_Task directions:_
Report only the number of lines holding "matplotlib".

_Records for the exercise:_

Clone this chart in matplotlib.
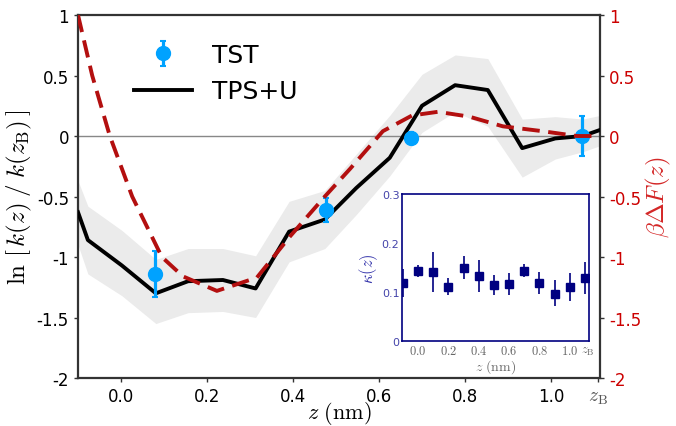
import numpy as np
import matplotlib.pyplot as plt

plt.rcParams['mathtext.fontset'] = 'cm'
plt.rcParams['font.family'] = 'DejaVu Sans'

# TPS+U rate profile with uncertainty band
z_tps = [-0.1, -0.077, 0.002, 0.081, 0.156, 0.237, 0.313, 0.391, 0.474, 0.547,
         0.625, 0.70, 0.777, 0.853, 0.933, 1.01, 1.074, 1.114]
lnk_tps = [-0.63, -0.86, -1.07, -1.30, -1.20, -1.19, -1.26, -0.79, -0.69, -0.43,
           -0.18, 0.25, 0.42, 0.38, -0.10, -0.02, 0.0, 0.05]
lnk_hi = [-0.37, -0.58, -0.78, -1.02, -0.93, -0.93, -0.99, -0.54, -0.45, -0.15,
          0.17, 0.51, 0.67, 0.64, 0.14, 0.16, 0.14, 0.17]
lnk_lo = [-0.90, -1.14, -1.32, -1.55, -1.46, -1.45, -1.50, -1.04, -0.93, -0.65,
          -0.33, 0.03, 0.20, 0.08, -0.34, -0.19, -0.13, -0.08]

# TST points
z_tst = [0.079, 0.477, 0.674, 1.072]
lnk_tst = [-1.14, -0.61, -0.02, 0.0]
err_tst = [0.19, 0.10, 0.05, 0.165]

# free energy profile
z_F = [-0.1, -0.067, -0.026, 0.026, 0.095, 0.144, 0.223, 0.316, 0.393, 0.474,
       0.533, 0.609, 0.677, 0.737, 0.81, 0.888, 0.98, 1.06, 1.114]
bF = [1.0, 0.5, 0.0, -0.5, -1.0, -1.16, -1.28, -1.17, -0.83, -0.50,
      -0.27, 0.04, 0.17, 0.20, 0.16, 0.08, 0.04, 0.0, 0.0]

# inset: transmission coefficient
z_kap = [-0.1, 0.0, 0.1, 0.2, 0.3, 0.4, 0.5, 0.6, 0.7, 0.8, 0.9, 1.0, 1.1]
kappa = [0.119, 0.144, 0.141, 0.110, 0.150, 0.132, 0.114, 0.117, 0.143, 0.118, 0.097, 0.110, 0.128]
kap_lo = [0.089, 0.130, 0.0995, 0.093, 0.127, 0.101, 0.094, 0.094, 0.130, 0.096, 0.071, 0.082, 0.096]
kap_hi = [0.147, 0.156, 0.182, 0.128, 0.173, 0.165, 0.135, 0.139, 0.157, 0.141, 0.124, 0.139, 0.161]

x_ticks = [0.0, 0.2, 0.4, 0.6, 0.8, 1.0]
x_ticklabels = ['0.0', '0.2', '0.4', '0.6', '0.8', '1.0']
z_B = 1.11
y_ticks = [1, 0.5, 0, -0.5, -1, -1.5, -2]
y_ticklabels = ['1', '0.5', '0', '-0.5', '-1', '-1.5', '-2']

red = '#cc0000'
dred = '#b30f0f'
navy = '#000080'

fig = plt.figure(figsize=(6.76, 4.27), dpi=100)
ax = fig.add_axes([0.1154, 0.1124, 0.7722, 0.8501])

ax.fill_between(z_tps, lnk_lo, lnk_hi, color='#ebebeb', lw=0, zorder=1)
ax.axhline(0, color='#888888', lw=1, zorder=2)
ax.plot(z_tps, lnk_tps, color='black', lw=2.8, zorder=4, label='TPS+U')
ax.errorbar(z_tst, lnk_tst, yerr=err_tst, fmt='o', color='#00a2ff', ms=10,
            elinewidth=2.3, capsize=2.5, capthick=1.5, zorder=5, label='TST')

ax.set_xlim(-0.1, 1.114)
ax.set_ylim(-2, 1)
ax.set_xticks(x_ticks + [z_B])
ax.set_xticklabels(x_ticklabels + [r'$z_{\rm B}$'], fontsize=12)
ax.get_xticklabels()[-1].set_color('#555555')
ax.get_xticklabels()[-1].set_fontsize(14)
ax.set_yticks(y_ticks)
ax.set_yticklabels(y_ticklabels, fontsize=12)
ax.tick_params(length=3, width=1, color='#333333')
ax.set_xlabel(r'$z\ (\mathrm{nm})$', fontsize=16)
ax.xaxis.set_label_coords(0.5, -0.058)
ax.set_ylabel(r'$\ln\,[\,k(z)\;/\;k(z_{\rm B})\,]$', fontsize=18, labelpad=2)
for s in ax.spines.values():
    s.set_linewidth(1.6)
    s.set_color('#333333')

h, l = ax.get_legend_handles_labels()
ax.legend(h[::-1], l[::-1], loc='upper left', bbox_to_anchor=(0.065, 0.985),
          frameon=False, fontsize=18, handlelength=2.3, handletextpad=0.8,
          labelspacing=0.5)

ax2 = ax.twinx()
ax2.plot(z_F, bF, color=dred, lw=2.8, dashes=(4.5, 2.2), zorder=3)
ax2.set_ylim(-2, 1)
ax2.set_yticks(y_ticks)
ax2.set_yticklabels(y_ticklabels, fontsize=12, color=red)
ax2.tick_params(length=3, width=1, color='#333333')
ax2.set_ylabel(r'$\beta\Delta F(z)$', fontsize=18, color=red, alpha=0.85, labelpad=2)
for s in ax2.spines.values():
    s.set_visible(False)

# inset
axi = fig.add_axes([0.595, 0.199, 0.276, 0.344])
yerr = [np.array(kappa) - np.array(kap_lo), np.array(kap_hi) - np.array(kappa)]
axi.errorbar(z_kap, kappa, yerr=yerr, fmt='s', color=navy, ms=6, elinewidth=1.2,
             capsize=0)
axi.set_xlim(-0.105, 1.125)
axi.set_ylim(0, 0.3)
axi.set_xticks(x_ticks + [1.12])
axi.set_xticklabels([r'$%s$' % t for t in x_ticklabels] + [r'$z_{\rm B}$'],
                    fontsize=9, color='#666666')
axi.set_yticks([0, 0.1, 0.2, 0.3])
axi.set_yticklabels(['0', '0.1', '0.2', '0.3'], fontsize=8, color='#4444aa')
axi.tick_params(length=0, pad=2)
axi.set_xlabel(r'$z\ (\mathrm{nm})$', fontsize=10, color='#666666', labelpad=0)
axi.set_ylabel(r'$\kappa(z)$', fontsize=12, color='#3333aa', labelpad=1)
for s in axi.spines.values():
    s.set_color(navy)
    s.set_linewidth(1.2)

fig.savefig('out.png', dpi=100)
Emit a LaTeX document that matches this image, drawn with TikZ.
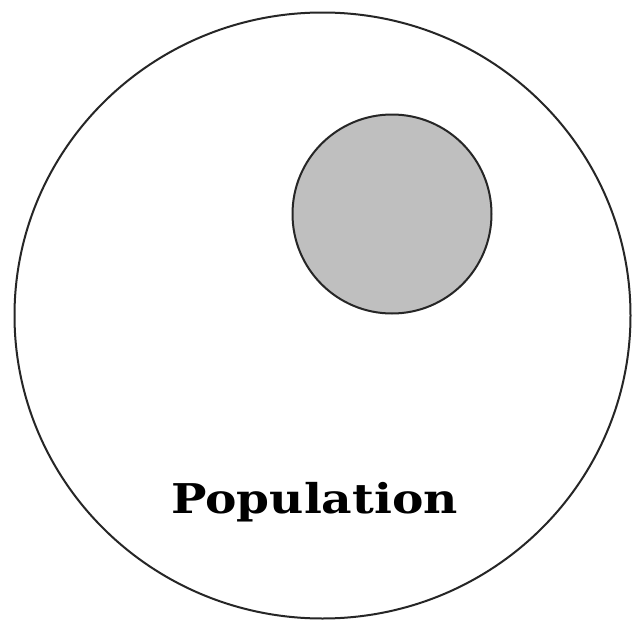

_The answer:_
2